___ MATERIAL PROVIDED
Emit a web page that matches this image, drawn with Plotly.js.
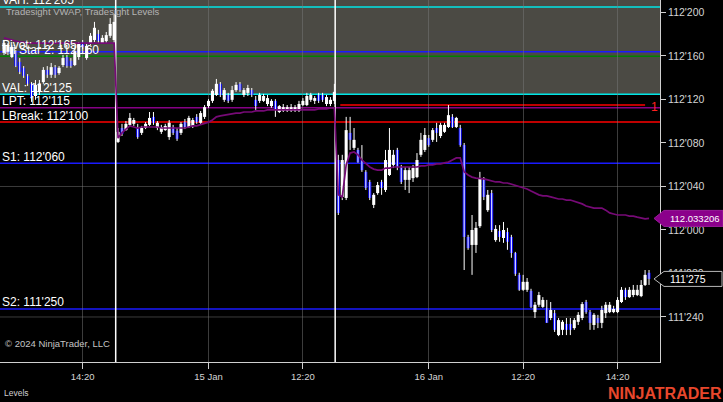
<!DOCTYPE html>
<html>
<head>
<meta charset="utf-8">
<script src="https://cdn.plot.ly/plotly-3.0.1.min.js"></script>
<style>
html,body{margin:0;padding:0;background:#000;}
#chart{width:723px;height:402px;}
</style>
</head>
<body>
<div id="chart"></div>
<script>
// ---- Bar data (bar index order, prices in decimal points) ----
const open = [
112.509,112.512,112.497,112.509,112.483,112.466,112.443,112.420,112.385,112.397,
112.425,112.460,112.446,112.468,112.451,112.474,112.497,112.486,112.474,112.497,
112.540,112.494,112.537,112.546,112.563,112.537,112.543,112.558,112.546,
112.253,112.293,112.287,112.302,112.305,112.296,112.279,112.293,112.302,112.325,
112.293,112.282,112.287,112.267,112.296,112.285,112.279,112.310,112.296,112.299,
112.325,112.308,112.325,112.356,112.371,112.388,112.420,112.374,112.388,112.374,
112.402,112.420,112.388,112.394,112.402,112.374,112.371,112.371,112.362,112.356,
112.371,112.339,112.342,112.342,112.342,112.342,112.342,112.359,112.359,112.374,
112.371,112.388,112.388,112.362,112.362,112.371,
112.201,112.095,112.092,112.279,112.236,112.230,112.201,112.167,112.138,112.072,
112.106,112.138,112.115,112.158,112.187,112.230,112.181,112.144,112.144,112.149,
112.152,112.216,112.230,112.264,112.259,112.293,112.270,112.282,112.296,112.325,
112.296,112.293,112.244,
111.980,111.957,111.957,112.011,112.144,112.057,112.106,111.971,111.997,111.977,
111.994,111.980,111.934,111.871,111.828,111.828,111.825,111.764,111.785,111.779,
111.776,111.747,111.761,111.698,111.713,111.730,111.730,111.718,111.736,111.747,
111.793,111.764,111.727,111.747,111.733,111.761,111.764,111.764,111.764,111.793,
111.828,111.807,111.813,111.813,111.810,111.842,111.877];
const high = [
112.546,112.537,112.532,112.517,112.494,112.471,112.448,112.425,112.431,112.431,
112.468,112.471,112.480,112.474,112.471,112.503,112.503,112.494,112.523,112.540,
112.546,112.535,112.566,112.598,112.575,112.560,112.569,112.609,112.621,
112.293,112.305,112.313,112.336,112.322,112.305,112.299,112.310,112.339,112.339,
112.313,112.302,112.305,112.316,112.302,112.293,112.310,112.319,112.328,112.322,
112.333,112.342,112.359,112.376,112.405,112.434,112.425,112.408,112.394,112.414,
112.425,112.425,112.408,112.417,112.408,112.385,112.394,112.391,112.388,112.376,
112.376,112.359,112.362,112.359,112.362,112.359,112.371,112.379,112.394,112.394,
112.385,112.394,112.394,112.388,112.382,112.420,
112.216,112.216,112.325,112.325,112.293,112.236,112.244,112.172,112.144,112.106,
112.138,112.144,112.230,112.293,112.230,112.236,112.187,112.181,112.181,112.187,
112.221,112.279,112.293,112.273,112.293,112.308,112.308,112.308,112.359,112.333,
112.325,112.302,112.250,
111.986,112.043,112.023,112.167,112.152,112.115,112.115,112.014,112.014,112.023,
112.006,111.986,111.937,111.877,111.871,111.862,111.831,111.793,111.822,111.807,
111.799,111.793,111.770,111.747,111.741,111.747,111.747,111.747,111.764,111.793,
111.799,111.770,111.761,111.756,111.782,111.793,111.793,111.782,111.807,111.836,
111.834,111.836,111.842,111.842,111.856,111.885,111.885];
const low = [
112.503,112.503,112.494,112.468,112.448,112.437,112.414,112.368,112.374,112.388,
112.420,112.437,112.437,112.437,112.446,112.468,112.466,112.466,112.471,112.489,
112.520,112.489,112.532,112.540,112.537,112.535,112.537,112.552,112.537,
112.250,112.270,112.285,112.296,112.299,112.262,112.273,112.290,112.299,112.302,
112.287,112.276,112.285,112.259,112.273,112.256,112.273,112.290,112.293,112.293,
112.305,112.302,112.319,112.351,112.365,112.385,112.382,112.368,112.365,112.368,
112.397,112.397,112.382,112.385,112.382,112.345,112.365,112.368,112.356,112.351,
112.325,112.336,112.339,112.339,112.339,112.339,112.339,112.356,112.356,112.368,
112.362,112.365,112.368,112.356,112.356,112.362,
112.043,112.086,112.086,112.230,112.230,112.193,112.167,112.115,112.086,112.063,
112.101,112.101,112.109,112.155,112.178,112.172,112.132,112.115,112.106,112.138,
112.149,112.210,112.224,112.239,112.253,112.253,112.264,112.279,112.293,112.293,
112.293,112.239,111.885,
111.943,111.871,111.934,112.006,112.086,112.052,111.994,111.966,111.966,111.963,
111.943,111.920,111.868,111.825,111.825,111.822,111.776,111.747,111.779,111.776,
111.733,111.741,111.707,111.695,111.698,111.698,111.698,111.713,111.727,111.741,
111.759,111.713,111.713,111.718,111.718,111.747,111.761,111.761,111.761,111.790,
111.799,111.805,111.807,111.810,111.807,111.839,111.842];
const close = [
112.537,112.532,112.526,112.471,112.454,112.443,112.420,112.379,112.417,112.420,
112.460,112.446,112.468,112.446,112.466,112.494,112.471,112.471,112.514,112.535,
112.526,112.529,112.558,112.581,112.543,112.552,112.560,112.592,112.598,
112.282,112.276,112.305,112.322,112.316,112.267,112.293,112.305,112.322,112.308,
112.308,112.296,112.299,112.308,112.279,112.262,112.305,112.296,112.322,112.316,
112.310,112.336,112.353,112.371,112.400,112.420,112.388,112.402,112.371,112.402,
112.417,112.402,112.402,112.408,112.388,112.356,112.388,112.385,112.379,112.371,
112.345,112.356,112.353,112.353,112.353,112.353,112.362,112.371,112.385,112.388,
112.379,112.371,112.374,112.382,112.374,112.397,
112.049,112.201,112.287,112.259,112.259,112.195,112.172,112.121,112.092,112.101,
112.129,112.121,112.201,112.230,112.216,112.181,112.138,112.172,112.172,112.178,
112.201,112.259,112.273,112.244,112.287,112.279,112.302,112.302,112.330,112.296,
112.322,112.244,111.980,
111.948,112.000,112.006,112.149,112.095,112.101,112.000,112.003,111.980,112.000,
111.966,111.934,111.874,111.828,111.851,111.851,111.779,111.785,111.813,111.799,
111.733,111.770,111.713,111.741,111.736,111.713,111.713,111.741,111.756,111.787,
111.764,111.733,111.756,111.733,111.770,111.785,111.785,111.773,111.799,111.828,
111.807,111.828,111.828,111.828,111.842,111.871,111.859375];
const vwap = [
112.552,112.549,112.546,112.543,112.540,112.540,112.537,112.537,112.537,112.537,
112.537,112.537,112.537,112.537,112.537,112.537,112.537,112.537,112.537,112.537,
112.537,112.537,112.537,112.537,112.537,112.537,112.537,112.537,112.537,
112.264,112.279,112.290,112.299,112.296,112.293,112.296,112.296,112.296,112.296,
112.296,112.293,112.293,112.293,112.293,112.293,112.293,112.293,112.296,112.299,
112.299,112.302,112.305,112.310,112.316,112.325,112.328,112.330,112.333,112.333,
112.336,112.336,112.339,112.339,112.339,112.342,112.342,112.342,112.345,112.345,
112.345,112.345,112.345,112.345,112.345,112.345,112.345,112.345,112.345,112.345,
112.345,112.348,112.348,112.348,112.351,112.351,
112.101,112.095,112.187,112.221,112.224,112.216,112.201,112.190,112.181,112.175,
112.172,112.172,112.178,112.178,112.181,112.181,112.181,112.181,112.181,112.181,
112.181,112.184,112.184,112.187,112.187,112.190,112.190,112.193,112.195,112.201,
112.207,112.207,112.167,
112.158,112.152,112.149,112.149,112.147,112.144,112.141,112.138,112.138,112.135,
112.135,112.132,112.129,112.126,112.121,112.118,112.112,112.106,112.101,112.098,
112.098,112.095,112.092,112.089,112.089,112.086,112.086,112.083,112.080,112.075,
112.069,112.066,112.063,112.063,112.063,112.057,112.049,112.046,112.043,112.043,
112.043,112.040,112.040,112.037,112.034,112.032,112.033206];

// ---- Axis ticks ----
const xTickBars = [20, 52, 76, 108, 132, 156];
const xTickText = ['14:20', '15 Jan', '12:20', '16 Jan', '12:20', '14:20'];
const yTickVals = [112.625, 112.5, 112.375, 112.25, 112.125, 112.0, 111.875, 111.75];
const yGridVals = [112.125, 111.75];
const sessionBreaks = [28.4, 84.2];

// ---- Levels ----
const levelNames  = ['VAH', 'Pivot', 'Tri Star 2', 'VAL', 'LPT', 'LBreak', 'S1', 'S2'];
const levelPrices = [112.640625, 112.515625, 112.5, 112.390625, 112.359375, 112.3125, 112.1875, 111.78125];
const levelLines  = [112.641, 112.512, 112.499, 112.390, 112.351, 112.310, 112.192, 111.773];
const levelColors = ['#00e6e6', '#1a1aff', '#008000', '#00e6e6', '#860086', '#ff0000', '#1a1aff', '#1a1aff'];
const orderPrice = 112.359;
const orderBars = [85.5, 163];
const orderLabel = '1';
const vwapLabel = '112.033206';

function fmt32(p) {
  const whole = Math.floor(p + 1e-9);
  const t = Math.round((p - whole) * 320);
  return whole + "'" + String(t).padStart(3, '0');
}

const n = close.length;
const idx = Array.from({length: n}, (_, i) => i);
const wx = [], wy = [];
for (let i = 0; i < n; i++) { wx.push(i, i, null); wy.push(high[i], low[i], null); }
const bodyBase = idx.map(i => Math.min(open[i], close[i]));
const bodyLen = idx.map(i => Math.abs(close[i] - open[i]));
const bodyColor = idx.map(i => close[i] >= open[i] ? '#ffffff' : '#0a0aff');

const yRange = [111.6206, 112.6609];
const xRange = [-1.017, 166.79];
const FONT = 'Arial, "Liberation Sans", sans-serif';

const traces = [
  {type: 'scatter', mode: 'lines', x: wx, y: wy, line: {color: '#ffffff', width: 1},
   hoverinfo: 'skip', showlegend: false},
  {type: 'bar', x: idx, y: bodyLen, base: bodyBase, width: 0.78,
   marker: {color: bodyColor, line: {width: 0}}, hoverinfo: 'skip', showlegend: false},
  {type: 'scatter', mode: 'lines', x: idx, y: vwap, line: {color: '#760a76', width: 1.7},
   hoverinfo: 'skip', showlegend: false}
];

const shapes = [];
shapes.push({type: 'rect', xref: 'paper', x0: 0, x1: 1, yref: 'y', y0: levelLines[3], y1: yRange[1],
  fillcolor: '#4b4a44', line: {width: 0}, layer: 'below'});
yGridVals.forEach(v => shapes.push({type: 'line', xref: 'paper', x0: 0, x1: 1, yref: 'y', y0: v, y1: v,
  line: {color: '#3c3c3c', width: 1}, layer: 'below'}));
levelLines.forEach((v, k) => shapes.push({type: 'line', xref: 'paper', x0: 0, x1: 1, yref: 'y', y0: v, y1: v,
  line: {color: levelColors[k], width: 1.5}, layer: 'below'}));
shapes.push({type: 'line', xref: 'x', x0: orderBars[0], x1: orderBars[1], yref: 'y', y0: orderPrice, y1: orderPrice,
  line: {color: '#ff0000', width: 1.4}, layer: 'below'});
sessionBreaks.forEach(b => shapes.push({type: 'line', xref: 'x', x0: b, x1: b, yref: 'paper', y0: 0, y1: 1,
  line: {color: '#ffffff', width: 1.5}, layer: 'below'}));
const lastVwap = vwap[n - 1];
const lastClose = close[n - 1];
shapes.push({type: 'path', xref: 'paper', xsizemode: 'pixel', xanchor: 1, yref: 'y', ysizemode: 'pixel', yanchor: lastVwap,
  path: 'M -6,0 L 4,8 L 63,8 L 63,-8 L 4,-8 Z', fillcolor: '#8b008b', line: {color: '#9a1a9a', width: 1}, layer: 'above'});
shapes.push({type: 'path', xref: 'paper', xsizemode: 'pixel', xanchor: 1, yref: 'y', ysizemode: 'pixel', yanchor: lastClose,
  path: 'M -6,0 L 4,7.5 L 62,7.5 L 62,-7.5 L 4,-7.5 Z', fillcolor: '#000000', line: {color: '#b8b8b8', width: 1}, layer: 'above'});

const annotations = [];
levelNames.forEach((nm, k) => annotations.push({xref: 'paper', x: 0, xanchor: 'left', yref: 'y', y: levelLines[k],
  yanchor: 'middle', yshift: 6.5, text: nm + ': ' + fmt32(levelPrices[k]), showarrow: false,
  font: {family: FONT, size: 12, color: '#ffffff'}}));
annotations.push({xref: 'paper', x: 0, xanchor: 'left', xshift: 4, yref: 'paper', y: 1, yanchor: 'middle', yshift: -11,
  text: 'Tradesight VWAP, Tradesight Levels', showarrow: false, font: {family: FONT, size: 9.5, color: '#b4b4b4'}});
annotations.push({xref: 'paper', x: 0, xanchor: 'left', xshift: 3, yref: 'paper', y: 0, yanchor: 'middle', yshift: 19,
  text: '© 2024 NinjaTrader, LLC', showarrow: false, font: {family: FONT, size: 9.5, color: '#c4c4c4'}});
annotations.push({xref: 'paper', x: 0, xanchor: 'left', xshift: 2, yref: 'paper', y: 0, yanchor: 'middle', yshift: -31,
  text: 'Levels', showarrow: false, font: {family: FONT, size: 8.5, color: '#d0d0d0'}});
annotations.push({xref: 'paper', x: 1, xanchor: 'right', xshift: 64, yref: 'paper', y: 0, yanchor: 'middle', yshift: -31,
  text: '<b>NINJATRADER</b>', showarrow: false, font: {family: FONT, size: 16, color: '#e8472c'}});
annotations.push({xref: 'paper', x: 1, xanchor: 'center', xshift: -6, yref: 'y', y: orderPrice, yanchor: 'middle', yshift: -1.5,
  text: orderLabel, showarrow: false, font: {family: FONT, size: 12, color: '#ff2020'}});
annotations.push({xref: 'paper', x: 1, xanchor: 'left', xshift: 8, yref: 'y', y: lastVwap, yanchor: 'middle',
  text: vwapLabel, showarrow: false, font: {family: FONT, size: 9.5, color: '#ffffff'}});
annotations.push({xref: 'paper', x: 1, xanchor: 'left', xshift: 8, yref: 'y', y: lastClose, yanchor: 'middle',
  text: fmt32(lastClose), showarrow: false, font: {family: FONT, size: 10.5, color: '#ffffff'}});

const layout = {
  width: 723, height: 402,
  margin: {l: 0, r: 63, t: 0, b: 40, pad: 0},
  paper_bgcolor: '#000000', plot_bgcolor: '#000000',
  showlegend: false, barmode: 'overlay',
  font: {family: FONT, color: '#d0d0d0'},
  xaxis: {type: 'linear', range: xRange, tickmode: 'array', tickvals: xTickBars, ticktext: xTickText,
    showgrid: true, gridcolor: 'rgba(120,120,120,0.5)', gridwidth: 1, zeroline: false,
    showline: true, linecolor: '#d0d0d0', linewidth: 1, ticks: 'outside', ticklen: 6, tickcolor: '#d0d0d0',
    tickfont: {family: FONT, size: 9.5, color: '#d4d4d4'}, fixedrange: true, automargin: false},
  yaxis: {side: 'right', range: yRange, tickmode: 'array', tickvals: yTickVals, ticktext: yTickVals.map(fmt32),
    showgrid: false, zeroline: false, showline: true, linecolor: '#d0d0d0', linewidth: 1,
    ticks: 'outside', ticklen: 5, tickcolor: '#d0d0d0',
    tickfont: {family: FONT, size: 10.5, color: '#d4d4d4'}, fixedrange: true, automargin: false},
  shapes: shapes, annotations: annotations
};

Plotly.newPlot('chart', traces, layout, {staticPlot: true, displayModeBar: false});
</script>
</body>
</html>
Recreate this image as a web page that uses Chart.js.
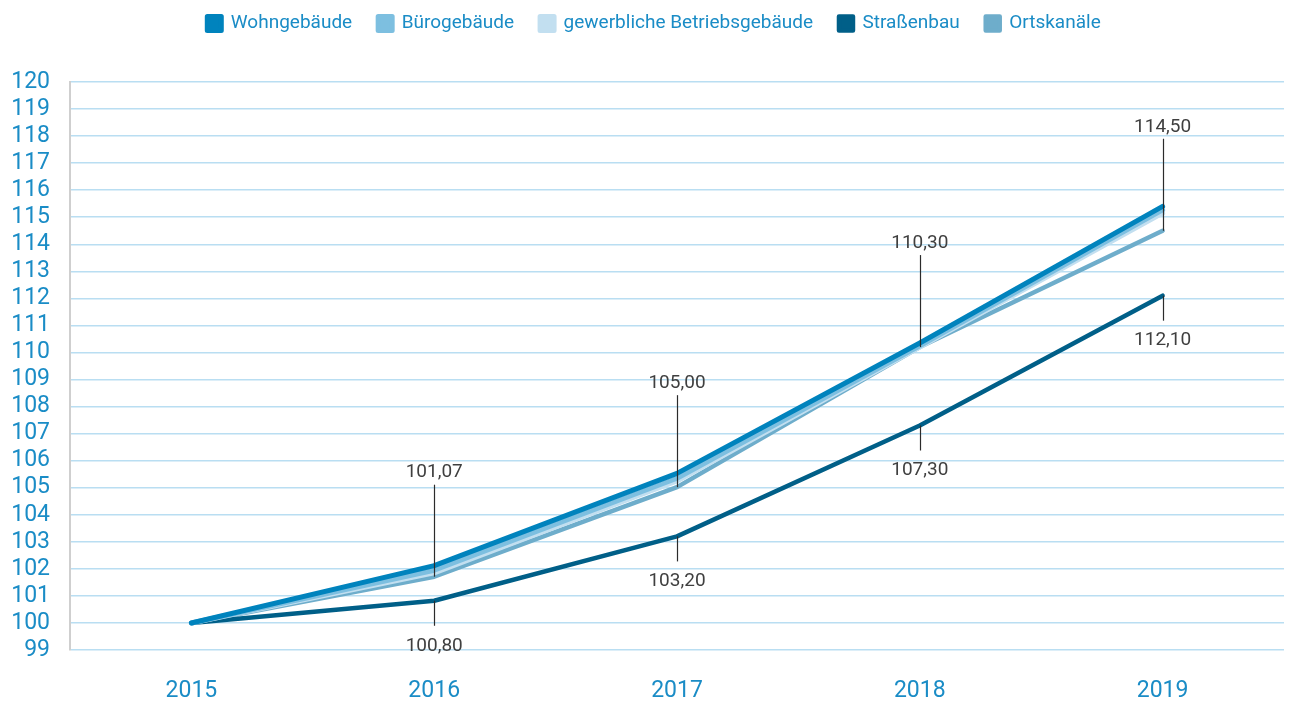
______
Nothing but a number is needed here: how many lines hold the string "image"?

2